*Aim*
Transcribe all of the material below word for word and leave out its pictures.

*Dataset extract*
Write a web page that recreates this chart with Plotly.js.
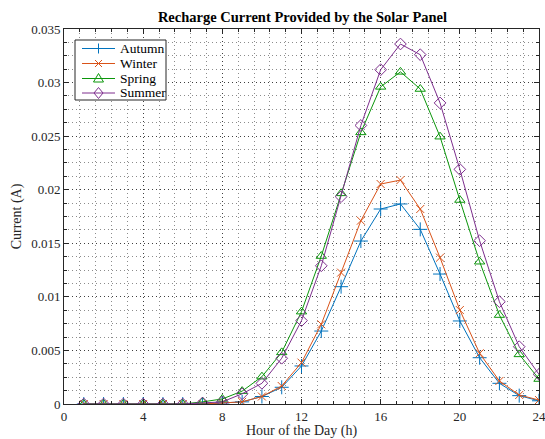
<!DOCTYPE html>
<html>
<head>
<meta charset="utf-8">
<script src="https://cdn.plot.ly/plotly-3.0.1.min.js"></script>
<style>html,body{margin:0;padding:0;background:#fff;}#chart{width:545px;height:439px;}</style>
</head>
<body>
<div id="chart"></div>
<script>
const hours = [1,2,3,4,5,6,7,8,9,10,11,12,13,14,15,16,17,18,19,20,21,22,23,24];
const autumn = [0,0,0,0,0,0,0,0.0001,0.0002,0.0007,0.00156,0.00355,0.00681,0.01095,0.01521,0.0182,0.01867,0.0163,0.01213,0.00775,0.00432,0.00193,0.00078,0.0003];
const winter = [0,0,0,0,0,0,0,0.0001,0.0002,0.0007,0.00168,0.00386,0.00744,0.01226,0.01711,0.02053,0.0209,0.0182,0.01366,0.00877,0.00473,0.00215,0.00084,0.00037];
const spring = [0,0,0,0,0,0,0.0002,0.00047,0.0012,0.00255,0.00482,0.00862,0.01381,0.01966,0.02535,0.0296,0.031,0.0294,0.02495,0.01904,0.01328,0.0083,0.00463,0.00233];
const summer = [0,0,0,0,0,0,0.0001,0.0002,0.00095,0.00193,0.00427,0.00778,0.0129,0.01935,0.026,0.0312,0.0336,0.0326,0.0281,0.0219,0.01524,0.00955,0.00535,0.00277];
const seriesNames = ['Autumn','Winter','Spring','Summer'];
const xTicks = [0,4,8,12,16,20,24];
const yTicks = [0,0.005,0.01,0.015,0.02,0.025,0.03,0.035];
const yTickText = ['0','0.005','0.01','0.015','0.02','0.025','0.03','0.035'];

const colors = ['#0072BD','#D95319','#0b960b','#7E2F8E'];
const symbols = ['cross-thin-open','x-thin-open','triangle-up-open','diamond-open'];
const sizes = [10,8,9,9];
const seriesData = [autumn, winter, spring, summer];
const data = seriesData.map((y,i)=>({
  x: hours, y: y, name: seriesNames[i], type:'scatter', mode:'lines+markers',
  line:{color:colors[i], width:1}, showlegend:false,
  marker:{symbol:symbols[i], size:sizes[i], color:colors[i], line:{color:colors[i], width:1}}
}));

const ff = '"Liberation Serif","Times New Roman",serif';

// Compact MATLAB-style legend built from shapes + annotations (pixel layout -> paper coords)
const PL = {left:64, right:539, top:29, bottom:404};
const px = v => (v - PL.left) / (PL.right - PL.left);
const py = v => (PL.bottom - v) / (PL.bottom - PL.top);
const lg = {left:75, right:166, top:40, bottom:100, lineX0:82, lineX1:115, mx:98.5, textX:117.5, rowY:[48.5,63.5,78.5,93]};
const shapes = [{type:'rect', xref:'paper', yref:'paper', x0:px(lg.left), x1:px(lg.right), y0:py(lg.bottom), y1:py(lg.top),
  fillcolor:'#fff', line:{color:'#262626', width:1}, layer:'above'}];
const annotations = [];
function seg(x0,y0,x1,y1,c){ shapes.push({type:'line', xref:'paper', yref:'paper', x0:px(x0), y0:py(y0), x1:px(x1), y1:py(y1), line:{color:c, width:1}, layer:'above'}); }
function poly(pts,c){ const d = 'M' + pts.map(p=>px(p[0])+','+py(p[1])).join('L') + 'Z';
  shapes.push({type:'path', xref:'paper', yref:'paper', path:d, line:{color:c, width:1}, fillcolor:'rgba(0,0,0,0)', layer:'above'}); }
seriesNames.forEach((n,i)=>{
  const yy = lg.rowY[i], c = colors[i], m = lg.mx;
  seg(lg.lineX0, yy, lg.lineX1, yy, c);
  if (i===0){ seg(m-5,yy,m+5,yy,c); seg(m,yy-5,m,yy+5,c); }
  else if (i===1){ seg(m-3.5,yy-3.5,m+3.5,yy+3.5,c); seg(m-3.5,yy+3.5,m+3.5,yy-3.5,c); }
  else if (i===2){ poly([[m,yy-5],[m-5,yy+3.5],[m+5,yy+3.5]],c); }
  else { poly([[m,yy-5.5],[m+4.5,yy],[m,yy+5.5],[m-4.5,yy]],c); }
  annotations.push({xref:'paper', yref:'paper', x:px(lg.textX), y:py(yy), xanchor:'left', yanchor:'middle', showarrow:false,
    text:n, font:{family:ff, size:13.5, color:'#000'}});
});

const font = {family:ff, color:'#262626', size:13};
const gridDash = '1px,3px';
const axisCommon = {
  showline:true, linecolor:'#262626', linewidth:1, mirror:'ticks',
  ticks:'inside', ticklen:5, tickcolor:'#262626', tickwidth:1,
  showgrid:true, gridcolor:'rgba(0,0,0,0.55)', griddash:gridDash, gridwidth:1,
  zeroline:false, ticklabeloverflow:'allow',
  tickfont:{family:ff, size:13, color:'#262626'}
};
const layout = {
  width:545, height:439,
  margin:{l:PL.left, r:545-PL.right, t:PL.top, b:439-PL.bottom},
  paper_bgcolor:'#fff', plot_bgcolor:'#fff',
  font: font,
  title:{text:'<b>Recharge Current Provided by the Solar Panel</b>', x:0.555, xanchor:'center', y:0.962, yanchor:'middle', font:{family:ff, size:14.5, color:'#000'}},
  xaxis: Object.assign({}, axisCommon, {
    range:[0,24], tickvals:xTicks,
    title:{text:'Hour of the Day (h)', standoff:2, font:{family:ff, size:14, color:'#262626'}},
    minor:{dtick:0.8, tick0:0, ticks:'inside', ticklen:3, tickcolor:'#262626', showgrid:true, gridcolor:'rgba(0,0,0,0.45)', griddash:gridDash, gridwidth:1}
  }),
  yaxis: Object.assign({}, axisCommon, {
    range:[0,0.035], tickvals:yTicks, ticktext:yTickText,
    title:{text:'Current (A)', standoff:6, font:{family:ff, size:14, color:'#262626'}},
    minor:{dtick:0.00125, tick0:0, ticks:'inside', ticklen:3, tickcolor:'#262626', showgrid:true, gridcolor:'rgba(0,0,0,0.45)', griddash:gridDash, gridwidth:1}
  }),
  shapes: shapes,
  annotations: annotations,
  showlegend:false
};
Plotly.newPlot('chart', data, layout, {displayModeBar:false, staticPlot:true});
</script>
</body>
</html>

*Result below*
Write a web page that recreates this chart with Plotly.js.
<!DOCTYPE html>
<html>
<head>
<meta charset="utf-8">
<script src="https://cdn.plot.ly/plotly-3.0.1.min.js"></script>
<style>html,body{margin:0;padding:0;background:#fff;}#chart{width:545px;height:439px;}</style>
</head>
<body>
<div id="chart"></div>
<script>
const hours = [1,2,3,4,5,6,7,8,9,10,11,12,13,14,15,16,17,18,19,20,21,22,23,24];
const autumn = [0,0,0,0,0,0,0,0.0001,0.0002,0.0007,0.00156,0.00355,0.00681,0.01095,0.01521,0.0182,0.01867,0.0163,0.01213,0.00775,0.00432,0.00193,0.00078,0.0003];
const winter = [0,0,0,0,0,0,0,0.0001,0.0002,0.0007,0.00168,0.00386,0.00744,0.01226,0.01711,0.02053,0.0209,0.0182,0.01366,0.00877,0.00473,0.00215,0.00084,0.00037];
const spring = [0,0,0,0,0,0,0.0002,0.00047,0.0012,0.00255,0.00482,0.00862,0.01381,0.01966,0.02535,0.0296,0.031,0.0294,0.02495,0.01904,0.01328,0.0083,0.00463,0.00233];
const summer = [0,0,0,0,0,0,0.0001,0.0002,0.00095,0.00193,0.00427,0.00778,0.0129,0.01935,0.026,0.0312,0.0336,0.0326,0.0281,0.0219,0.01524,0.00955,0.00535,0.00277];
const seriesNames = ['Autumn','Winter','Spring','Summer'];
const xTicks = [0,4,8,12,16,20,24];
const yTicks = [0,0.005,0.01,0.015,0.02,0.025,0.03,0.035];
const yTickText = ['0','0.005','0.01','0.015','0.02','0.025','0.03','0.035'];

const colors = ['#0072BD','#D95319','#0b960b','#7E2F8E'];
const symbols = ['cross-thin-open','x-thin-open','triangle-up-open','diamond-open'];
const sizes = [10,8,9,9];
const seriesData = [autumn, winter, spring, summer];
const data = seriesData.map((y,i)=>({
  x: hours, y: y, name: seriesNames[i], type:'scatter', mode:'lines+markers',
  line:{color:colors[i], width:1}, showlegend:false,
  marker:{symbol:symbols[i], size:sizes[i], color:colors[i], line:{color:colors[i], width:1}}
}));

const ff = '"Liberation Serif","Times New Roman",serif';

// Compact MATLAB-style legend built from shapes + annotations (pixel layout -> paper coords)
const PL = {left:64, right:539, top:29, bottom:404};
const px = v => (v - PL.left) / (PL.right - PL.left);
const py = v => (PL.bottom - v) / (PL.bottom - PL.top);
const lg = {left:75, right:166, top:40, bottom:100, lineX0:82, lineX1:115, mx:98.5, textX:117.5, rowY:[48.5,63.5,78.5,93]};
const shapes = [{type:'rect', xref:'paper', yref:'paper', x0:px(lg.left), x1:px(lg.right), y0:py(lg.bottom), y1:py(lg.top),
  fillcolor:'#fff', line:{color:'#262626', width:1}, layer:'above'}];
const annotations = [];
function seg(x0,y0,x1,y1,c){ shapes.push({type:'line', xref:'paper', yref:'paper', x0:px(x0), y0:py(y0), x1:px(x1), y1:py(y1), line:{color:c, width:1}, layer:'above'}); }
function poly(pts,c){ const d = 'M' + pts.map(p=>px(p[0])+','+py(p[1])).join('L') + 'Z';
  shapes.push({type:'path', xref:'paper', yref:'paper', path:d, line:{color:c, width:1}, fillcolor:'rgba(0,0,0,0)', layer:'above'}); }
seriesNames.forEach((n,i)=>{
  const yy = lg.rowY[i], c = colors[i], m = lg.mx;
  seg(lg.lineX0, yy, lg.lineX1, yy, c);
  if (i===0){ seg(m-5,yy,m+5,yy,c); seg(m,yy-5,m,yy+5,c); }
  else if (i===1){ seg(m-3.5,yy-3.5,m+3.5,yy+3.5,c); seg(m-3.5,yy+3.5,m+3.5,yy-3.5,c); }
  else if (i===2){ poly([[m,yy-5],[m-5,yy+3.5],[m+5,yy+3.5]],c); }
  else { poly([[m,yy-5.5],[m+4.5,yy],[m,yy+5.5],[m-4.5,yy]],c); }
  annotations.push({xref:'paper', yref:'paper', x:px(lg.textX), y:py(yy), xanchor:'left', yanchor:'middle', showarrow:false,
    text:n, font:{family:ff, size:13.5, color:'#000'}});
});

const font = {family:ff, color:'#262626', size:13};
const gridDash = '1px,3px';
const axisCommon = {
  showline:true, linecolor:'#262626', linewidth:1, mirror:'ticks',
  ticks:'inside', ticklen:5, tickcolor:'#262626', tickwidth:1,
  showgrid:true, gridcolor:'rgba(0,0,0,0.55)', griddash:gridDash, gridwidth:1,
  zeroline:false, ticklabeloverflow:'allow',
  tickfont:{family:ff, size:13, color:'#262626'}
};
const layout = {
  width:545, height:439,
  margin:{l:PL.left, r:545-PL.right, t:PL.top, b:439-PL.bottom},
  paper_bgcolor:'#fff', plot_bgcolor:'#fff',
  font: font,
  title:{text:'<b>Recharge Current Provided by the Solar Panel</b>', x:0.555, xanchor:'center', y:0.962, yanchor:'middle', font:{family:ff, size:14.5, color:'#000'}},
  xaxis: Object.assign({}, axisCommon, {
    range:[0,24], tickvals:xTicks,
    title:{text:'Hour of the Day (h)', standoff:2, font:{family:ff, size:14, color:'#262626'}},
    minor:{dtick:0.8, tick0:0, ticks:'inside', ticklen:3, tickcolor:'#262626', showgrid:true, gridcolor:'rgba(0,0,0,0.45)', griddash:gridDash, gridwidth:1}
  }),
  yaxis: Object.assign({}, axisCommon, {
    range:[0,0.035], tickvals:yTicks, ticktext:yTickText,
    title:{text:'Current (A)', standoff:6, font:{family:ff, size:14, color:'#262626'}},
    minor:{dtick:0.00125, tick0:0, ticks:'inside', ticklen:3, tickcolor:'#262626', showgrid:true, gridcolor:'rgba(0,0,0,0.45)', griddash:gridDash, gridwidth:1}
  }),
  shapes: shapes,
  annotations: annotations,
  showlegend:false
};
Plotly.newPlot('chart', data, layout, {displayModeBar:false, staticPlot:true});
</script>
</body>
</html>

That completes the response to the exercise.